執着することなく両手を空っぽにして、深く深く、自身の深奥に意識を下していきましょう。
私たちの多くは大抵、今この瞬間の自分に何かしらの不足感や無価値感、絶望の痛みなどの重荷を持ち込んで、疲弊しています。その苦しさから何とか逃れたくて、様々な解放のメソッドやヒーリング、心理的なカウンセリングなど、とにかく自分を満たしてくれるもの、苦しみを和らげてくれそうなものを手あたり次第にその側から集めてきて、実践して見たりするのです。
そのこと自体が悪いというわけではありません。中には素晴らしい気づきのヒントをもたらしてくれるものも、確かにあるでしょう。

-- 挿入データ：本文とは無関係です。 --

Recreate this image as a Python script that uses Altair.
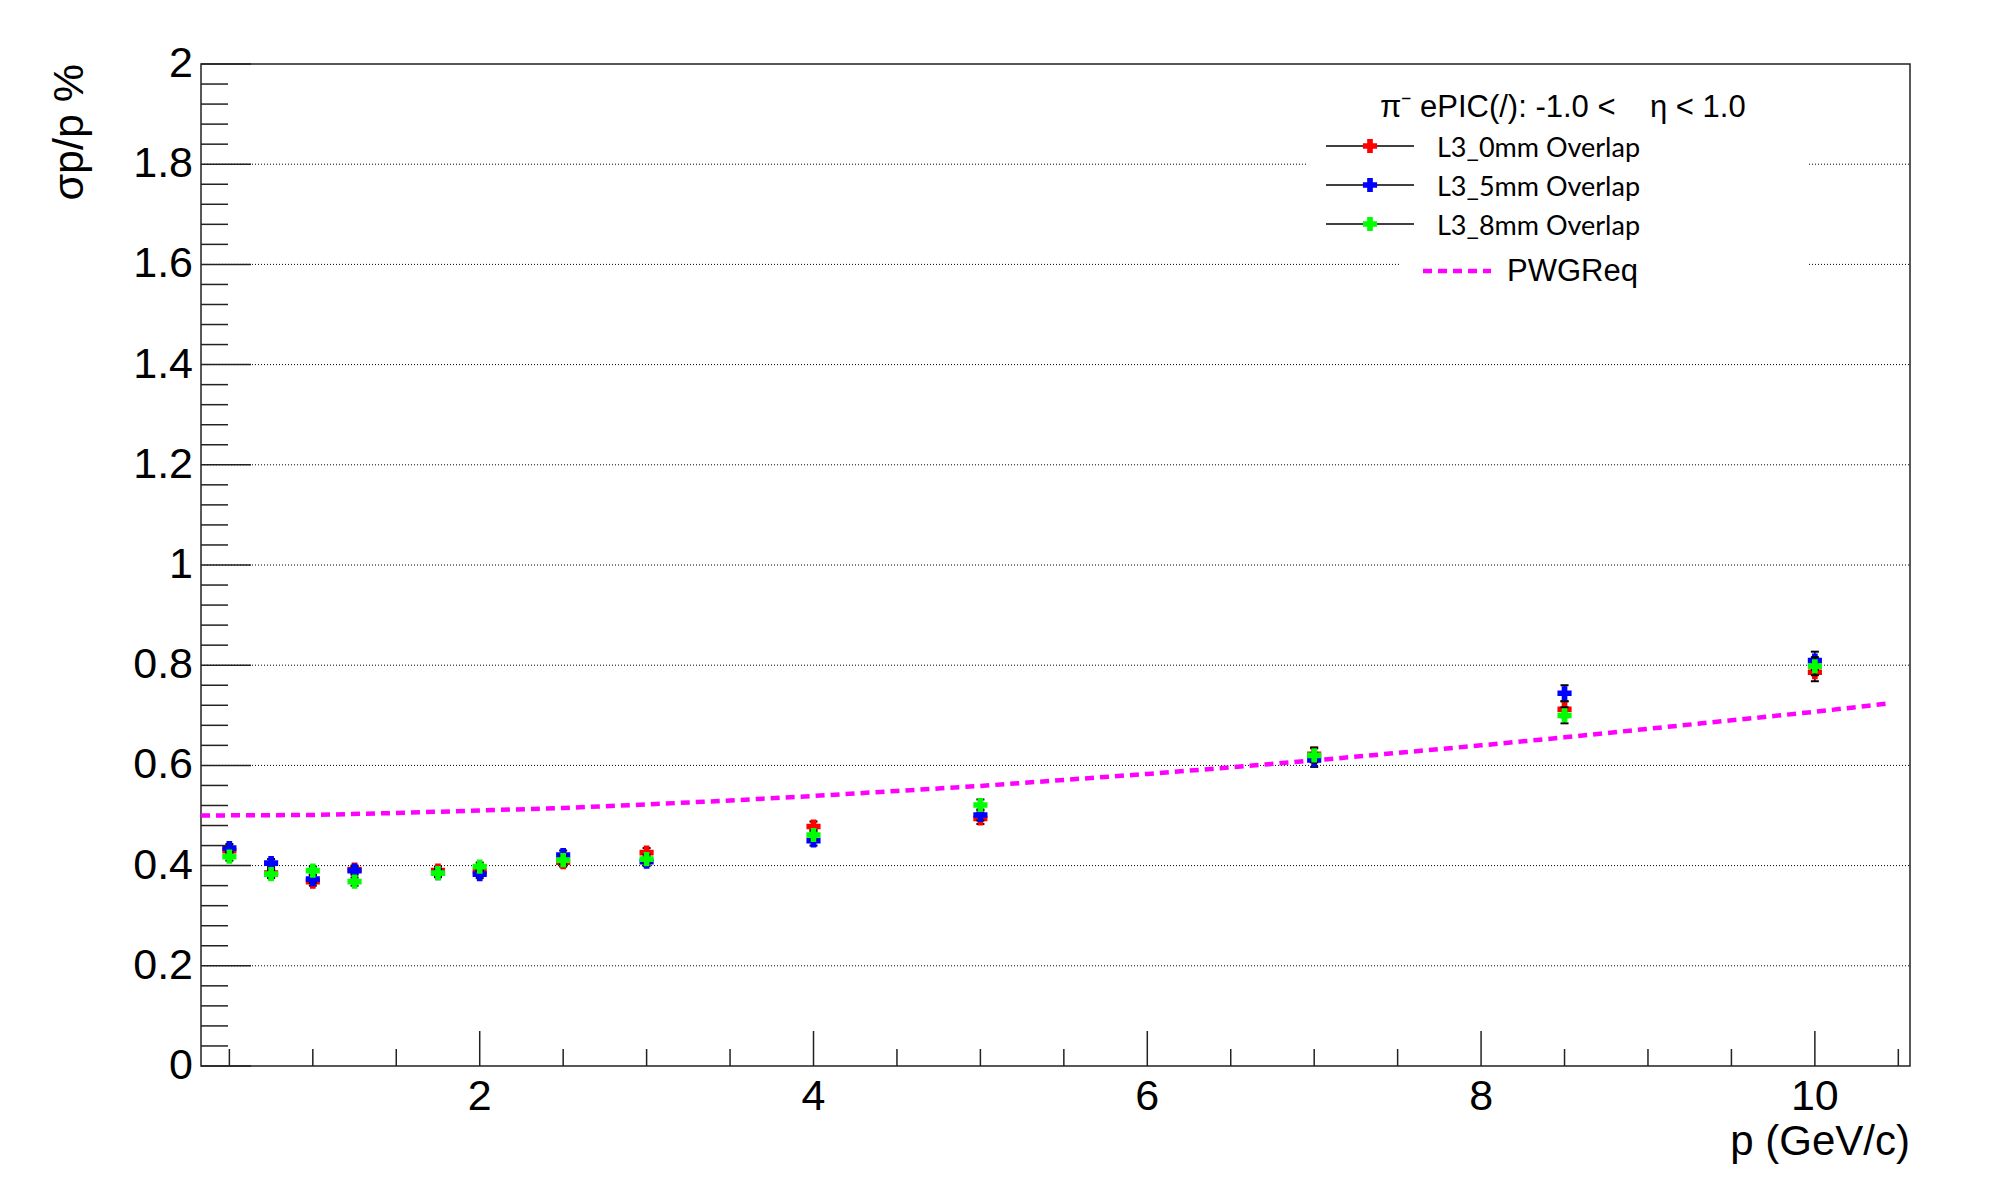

けれど、それらはただこの自身の深奥に満ちているパワーの源泉に帰っていくためのツールにすぎません。
ツールはそれ自体には善悪はありません。ただ、使う側の意識や動機によって、その効果は天と地ほどの差を生みます。
個人的には、ツールを漁る前に、それを使う動機を正し、しっかりとツールと向き合いながら、自分の器を育てていくという意図の設定を行う方が先だろうと思うのです。
いずれにせよ、どんな道筋を辿っても、その歩みは私たち自身を深く知ることというテーマであることに変わりません。「これだけのものを得た!」と形ある成果に一喜一憂する自分が落ちていくと、もっと別の人生の意味や目的が向こうから姿を現してきます。
よく、リーディングセッションなどで「私の人生の使命は何でしょうか?」というご質問を受けることがあります。その方が今どんなポジションに居るのかによって、メッセージは随分と質の異なるものになりますが、そういうご質問をされる方は、往々にして「具体的に形ある成果に到達すること」が自身のミッションなのだと考えています。
あるレベルでは、そういう使命も間違ってはいないかもしれません。が、もっと深いレベルにおいて、私たちの人生の目的(そんな言葉で表現されるものがあればですが)は、「何かになること」ではないのです。
たとえば、私にとって「優秀なヒーラーになること」は、人生の目的ではありません。強いてそれを言葉にするのなら、ヒーリングや意識の目覚めにまつわるあらゆる取り組みを通して開示される人生の神秘を、ただ今この瞬間に在って楽しむことの方に、意識は向いています。
ヒーラーとしてのテクニックや素質などは、その歩みの中で自然に磨かれて行くものであり、副次的なものだと思っています。
人によって、これがアートだったり様々な職人芸だったり、お金儲けの場合もあるでしょう。
旧松下電器の創業者である松下幸之助さんの言葉だったと思うのですが(うろ覚えです。間違っていたらすみません)、自分はお金を儲けることを通して宇宙の真理を学んでいるというようなものがあったように記憶しています。
このように、その人その人の適正にによって道は違いますが、どんな道を通っても、最終的には究極の真理に至るのでしょう。
道を歩むとき、どうぞそれを強く望む「動機の奥にあるもの」に、注意深く在ってください。